Monday, July 23, 2007

El Salvador denies Romero assassination responsibility, seeks his beatification

The El Salvador government says that it will seek the beatification of murdered Archbishop Oscar Romero but denies any responsibility for his death saying that his killer has already been tried.

It has been reported that El Salvador Security and Justice Vice Minister Astor Escalante announced the decision during a meeting with supporters of the archbishop at the Inter-American Commission for Human Rights' offices in Washington last week.

Deputy Foreign Minister Eduardo Calix confirmed the decision Friday in an interview with the Associated Press in El Salvador.

"The state can't accept responsibility because there was a clear person responsible for the killing, and that person was tried," Escalante said.

A Salvadoran court found former death squad member Alvaro Saravia guilty of fatally shooting Romero in the late 1980s.

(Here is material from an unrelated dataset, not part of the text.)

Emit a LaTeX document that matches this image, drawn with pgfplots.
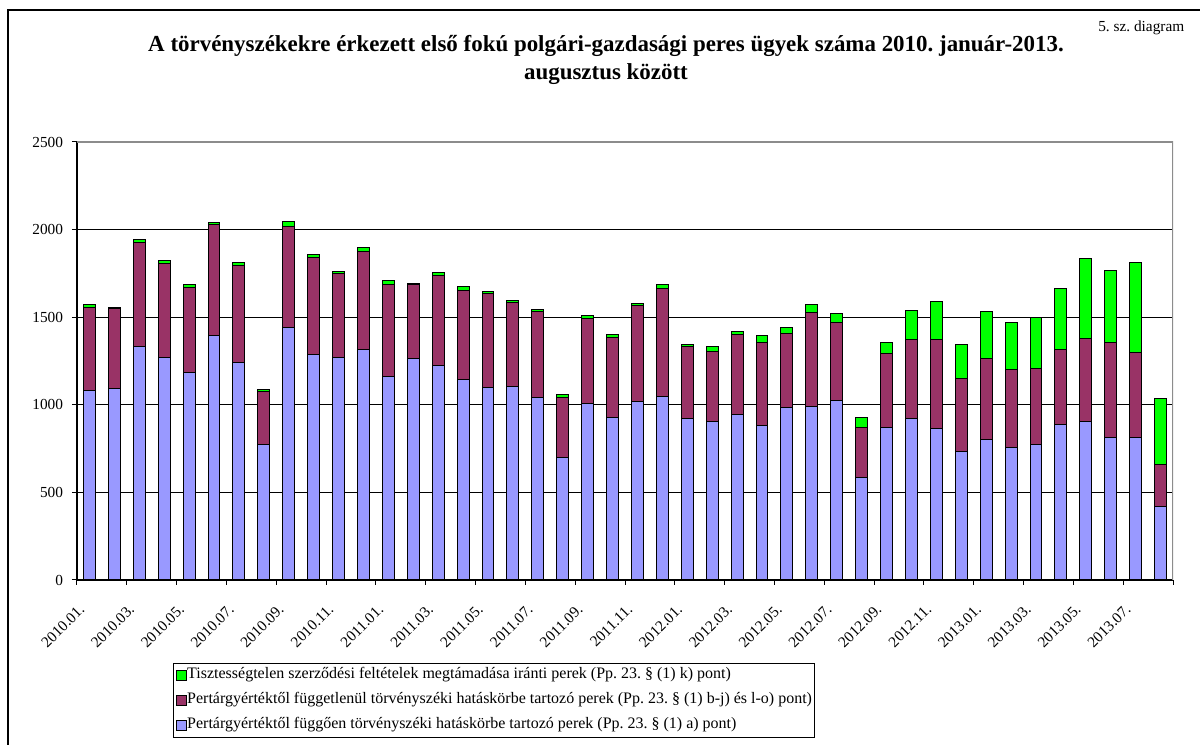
\documentclass[border=0pt]{standalone}
\usepackage{fontspec}
\setmainfont{Liberation Serif}
\usepackage{pgfplots}
\pgfplotsset{compat=1.18}
\usepackage{pgfplotstable}
\definecolor{cBlue}{HTML}{9999FF}
\definecolor{cPurple}{HTML}{993366}
\definecolor{cGreen}{HTML}{00FF00}
\definecolor{cFrame}{HTML}{8C8C8C}

\pgfplotsset{sqlegend/.style={legend image code/.code={\draw[##1] (0pt,-3.75pt) rectangle (7.5pt,3.75pt);}}}

% idx: 0 = 2010.01. ... 43 = 2013.08.
\pgfplotstableread{
idx blue purple green
0  1082 474 15
1  1091 456 7
2  1334 593 16
3  1268 539 15
4  1182 485 18
5  1393 636 13
6  1239 558 14
7  772  302 15
8  1439 579 28
9  1285 558 15
10 1268 484 7
11 1315 560 21
12 1162 527 19
13 1264 423 8
14 1224 515 17
15 1145 508 21
16 1099 535 13
17 1107 478 11
18 1040 495 10
19 700  340 17
20 1006 484 21
21 928  454 19
22 1019 547 15
23 1046 617 21
24 921  410 13
25 907  395 29
26 943  456 21
27 884  469 42
28 985  423 36
29 991  533 51
30 1023 448 51
31 583  286 61
32 869  422 62
33 922  448 167
34 864  508 215
35 731  421 192
36 803  463 266
37 759  441 269
38 776  429 291
39 888  425 353
40 907  471 459
41 812  545 410
42 816  482 515
43 421  239 374
}\ugyek

\begin{document}
\frenchspacing
\begin{tikzpicture}[x=0.75pt,y=0.75pt]
\useasboundingbox (0,0) rectangle (1200,745);
\draw[line width=1.1pt] (8,0) -- (8,735) -- (1200,735);

\node[font=\bfseries\fontsize{17.2}{20}\selectfont, anchor=base] at (606,693)
  {A törvényszékekre érkezett első fokú polgári-gazdasági peres ügyek száma 2010. január-2013.};
\node[font=\bfseries\fontsize{17.2}{20}\selectfont, anchor=base] at (606,665)
  {augusztus között};
\node[font=\fontsize{11.5}{13}\selectfont, anchor=base east] at (1189,713) {5. sz. diagram};

\begin{axis}[
    at={(57.75pt,123.75pt)}, anchor=south west,
    scale only axis,
    width=822pt, height=328.5pt,
    ybar stacked,
    bar width=0.48,
    xmin=-0.5, xmax=43.5,
    ymin=0, ymax=2500,
    ytick={0,500,...,2500},
    xtick={0,2,...,42},
    xticklabels={2010.01.,2010.03.,2010.05.,2010.07.,2010.09.,2010.11.,
                 2011.01.,2011.03.,2011.05.,2011.07.,2011.09.,2011.11.,
                 2012.01.,2012.03.,2012.05.,2012.07.,2012.09.,2012.11.,
                 2013.01.,2013.03.,2013.05.,2013.07.},
    minor xtick={-0.5,1.5,...,43.5},
    axis x line*=bottom, axis y line*=left,
    axis line style={-, black, line width=1pt},
    tick align=outside,
    major x tick style={draw=none},
    minor x tick style={black, line width=0.75pt},
    major y tick style={black, line width=0.75pt},
    major tick length=3.75pt, minor tick length=3.75pt,
    ymajorgrids=true,
    major grid style={black, line width=0.6pt},
    /pgf/number format/1000 sep={},
    /pgf/number format/assume math mode=true,
    yticklabel style={font=\fontsize{11.5}{13}\selectfont, inner sep=0pt, xshift=-6.5pt},
    xticklabel style={font=\fontsize{11.5}{13}\selectfont, inner sep=0pt,
                      xshift=-5.6pt, yshift=-16.5pt, rotate=45, anchor=east},
    reverse legend,
    legend cell align=left,
    legend style={at={(0.0876,-0.1895)}, anchor=north west,
                  draw=black, line width=0.75pt,
                  font=\fontsize{12}{13}\selectfont,
                  inner xsep=2pt, inner ysep=3.5pt, row sep=7.75pt,
                  nodes={inner sep=0pt, text height=8pt, text depth=3pt}},
  ]
\addplot[fill=cBlue, draw=black, line width=0.75pt, sqlegend]
  table[x=idx, y=blue] {\ugyek};
\addplot[fill=cPurple, draw=black, line width=0.75pt, sqlegend]
  table[x=idx, y=purple] {\ugyek};
\addplot[fill=cGreen, draw=black, line width=0.75pt, sqlegend]
  table[x=idx, y=green] {\ugyek};
\legend{Pertárgyértéktől függően törvényszéki hatáskörbe tartozó perek (Pp. 23. § (1) a) pont),
        Pertárgyértéktől függetlenül törvényszéki hatáskörbe tartozó perek (Pp. 23. § (1) b-j) és l-o) pont),
        Tisztességtelen szerződési feltételek megtámadása iránti perek (Pp. 23. § (1) k) pont)}
\draw[cFrame, line width=1pt] (rel axis cs:0,1) -- (rel axis cs:1,1) -- (rel axis cs:1,0);
\end{axis}
\end{tikzpicture}
\end{document}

Saravia was released from prison with a 1993 amnesty after El Salvador's 1992 peace accords.

Romero was assassinated in 1980 after he urged the military to halt death squads that killed thousands of suspected guerrillas and leftist opponents of the government.

David Morales, a church legal representative in El Salvador, said the decision to support the beatification process was just a "smoke screen" to defer criticism of its decision not to lift the 1993 amnesty.

The UN truth commission on El Salvador reported in 1993 that notorious death squad leader, Major Roberto D'Aubuisson, ordered Romero killed.

D'Aubuisson, who died in 1992, denied involvement.